##### RECORDS

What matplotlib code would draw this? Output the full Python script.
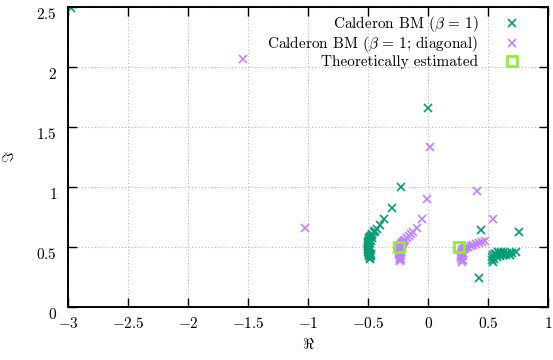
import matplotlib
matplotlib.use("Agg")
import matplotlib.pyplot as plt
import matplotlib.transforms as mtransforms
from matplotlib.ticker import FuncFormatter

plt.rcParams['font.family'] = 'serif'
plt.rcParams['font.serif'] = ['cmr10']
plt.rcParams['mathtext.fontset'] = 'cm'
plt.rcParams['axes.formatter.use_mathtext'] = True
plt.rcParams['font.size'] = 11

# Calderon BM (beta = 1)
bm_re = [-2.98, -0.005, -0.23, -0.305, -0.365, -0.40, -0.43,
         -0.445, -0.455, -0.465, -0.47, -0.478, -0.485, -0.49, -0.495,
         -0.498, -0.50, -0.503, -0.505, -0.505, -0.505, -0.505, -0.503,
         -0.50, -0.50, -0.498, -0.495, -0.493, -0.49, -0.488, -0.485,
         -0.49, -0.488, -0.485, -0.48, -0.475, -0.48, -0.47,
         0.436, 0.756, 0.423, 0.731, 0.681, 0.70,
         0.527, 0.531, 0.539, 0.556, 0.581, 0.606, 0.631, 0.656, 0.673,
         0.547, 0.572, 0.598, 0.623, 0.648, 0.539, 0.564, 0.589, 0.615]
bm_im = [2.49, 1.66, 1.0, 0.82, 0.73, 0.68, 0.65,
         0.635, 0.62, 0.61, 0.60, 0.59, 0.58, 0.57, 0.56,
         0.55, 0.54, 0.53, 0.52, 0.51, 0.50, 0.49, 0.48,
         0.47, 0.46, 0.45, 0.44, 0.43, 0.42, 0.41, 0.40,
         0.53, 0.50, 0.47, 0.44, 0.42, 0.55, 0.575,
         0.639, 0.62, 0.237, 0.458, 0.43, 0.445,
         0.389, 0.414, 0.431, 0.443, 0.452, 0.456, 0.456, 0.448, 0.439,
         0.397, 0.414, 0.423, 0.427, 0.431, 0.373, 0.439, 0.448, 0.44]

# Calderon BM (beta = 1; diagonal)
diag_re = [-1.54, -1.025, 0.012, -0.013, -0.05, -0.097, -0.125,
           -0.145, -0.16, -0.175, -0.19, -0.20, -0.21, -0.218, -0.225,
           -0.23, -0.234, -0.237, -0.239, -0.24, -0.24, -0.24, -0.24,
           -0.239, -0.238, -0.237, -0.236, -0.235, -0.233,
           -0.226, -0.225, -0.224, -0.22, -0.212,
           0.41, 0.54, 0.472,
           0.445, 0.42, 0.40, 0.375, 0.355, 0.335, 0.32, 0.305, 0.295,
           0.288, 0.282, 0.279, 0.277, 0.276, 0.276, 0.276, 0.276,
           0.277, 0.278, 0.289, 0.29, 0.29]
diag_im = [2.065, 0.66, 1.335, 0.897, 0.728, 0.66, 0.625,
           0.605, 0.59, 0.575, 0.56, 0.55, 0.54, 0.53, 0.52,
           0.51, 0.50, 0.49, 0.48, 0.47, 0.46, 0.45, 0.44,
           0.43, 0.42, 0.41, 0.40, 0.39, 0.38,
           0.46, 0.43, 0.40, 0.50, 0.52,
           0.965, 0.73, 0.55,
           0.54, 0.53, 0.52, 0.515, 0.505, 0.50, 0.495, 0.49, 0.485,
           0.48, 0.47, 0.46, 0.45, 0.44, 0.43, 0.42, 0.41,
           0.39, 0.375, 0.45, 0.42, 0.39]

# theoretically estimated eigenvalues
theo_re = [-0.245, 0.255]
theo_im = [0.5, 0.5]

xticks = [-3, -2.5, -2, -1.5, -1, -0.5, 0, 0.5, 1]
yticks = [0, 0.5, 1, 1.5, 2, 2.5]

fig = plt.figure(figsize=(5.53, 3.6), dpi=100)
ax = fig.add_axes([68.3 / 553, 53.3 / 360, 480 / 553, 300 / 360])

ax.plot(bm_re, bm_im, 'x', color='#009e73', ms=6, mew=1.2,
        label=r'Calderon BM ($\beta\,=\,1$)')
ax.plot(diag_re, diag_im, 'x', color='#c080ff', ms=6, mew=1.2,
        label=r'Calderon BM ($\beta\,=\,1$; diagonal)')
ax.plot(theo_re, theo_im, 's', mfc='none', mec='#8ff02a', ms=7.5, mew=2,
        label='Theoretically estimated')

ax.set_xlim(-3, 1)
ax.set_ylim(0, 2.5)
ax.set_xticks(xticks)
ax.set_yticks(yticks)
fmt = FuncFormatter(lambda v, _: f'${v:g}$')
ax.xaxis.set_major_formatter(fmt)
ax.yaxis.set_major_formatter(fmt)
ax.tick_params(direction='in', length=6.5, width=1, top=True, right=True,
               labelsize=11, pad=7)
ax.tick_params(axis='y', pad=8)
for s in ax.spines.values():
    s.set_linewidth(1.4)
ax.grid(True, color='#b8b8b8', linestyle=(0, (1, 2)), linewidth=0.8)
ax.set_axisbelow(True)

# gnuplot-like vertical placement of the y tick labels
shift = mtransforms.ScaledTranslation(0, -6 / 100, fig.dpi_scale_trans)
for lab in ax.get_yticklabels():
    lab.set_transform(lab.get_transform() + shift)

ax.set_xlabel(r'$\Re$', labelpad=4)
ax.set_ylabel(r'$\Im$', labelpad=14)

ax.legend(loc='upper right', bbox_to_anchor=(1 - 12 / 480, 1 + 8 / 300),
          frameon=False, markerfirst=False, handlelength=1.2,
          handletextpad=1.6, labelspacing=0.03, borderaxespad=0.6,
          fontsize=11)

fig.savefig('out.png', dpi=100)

##########
##### RECORDS

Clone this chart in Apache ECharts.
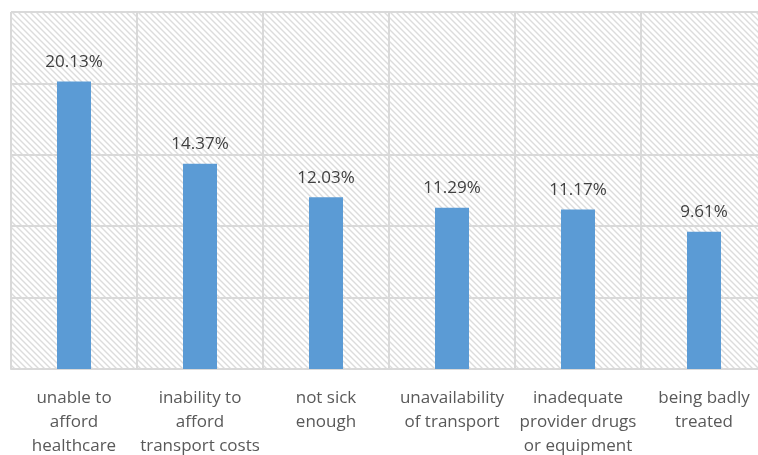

##########
##### RECORDS

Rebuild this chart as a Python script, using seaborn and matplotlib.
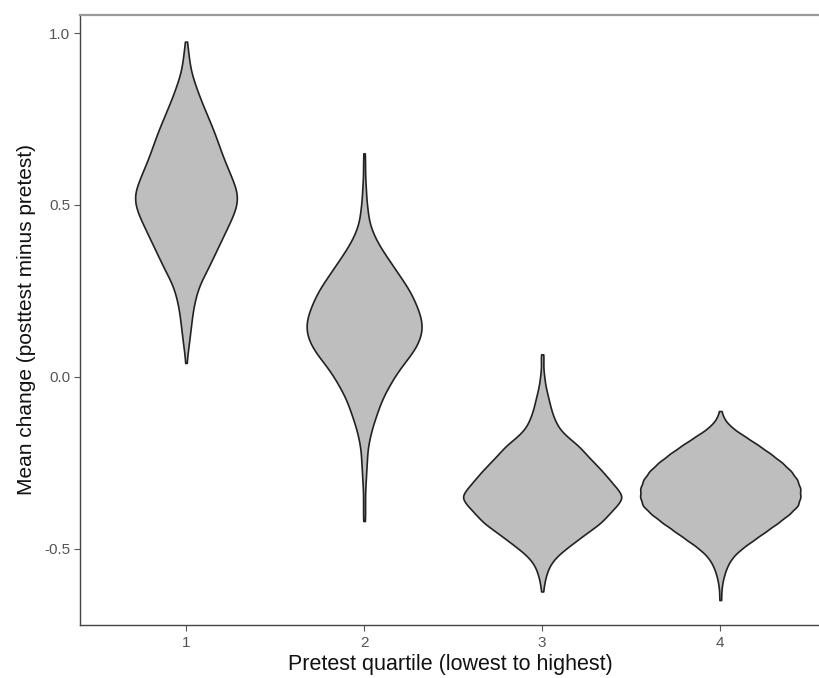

##########

Repeat exactly, and only, the lines between the line holding "What matplotlib code" and the line holding "from matplotlib.ticker import FuncFormatter", inclusive, leaving pictures out.

What matplotlib code would draw this? Output the full Python script.
import matplotlib
matplotlib.use("Agg")
import matplotlib.pyplot as plt
import matplotlib.transforms as mtransforms
from matplotlib.ticker import FuncFormatter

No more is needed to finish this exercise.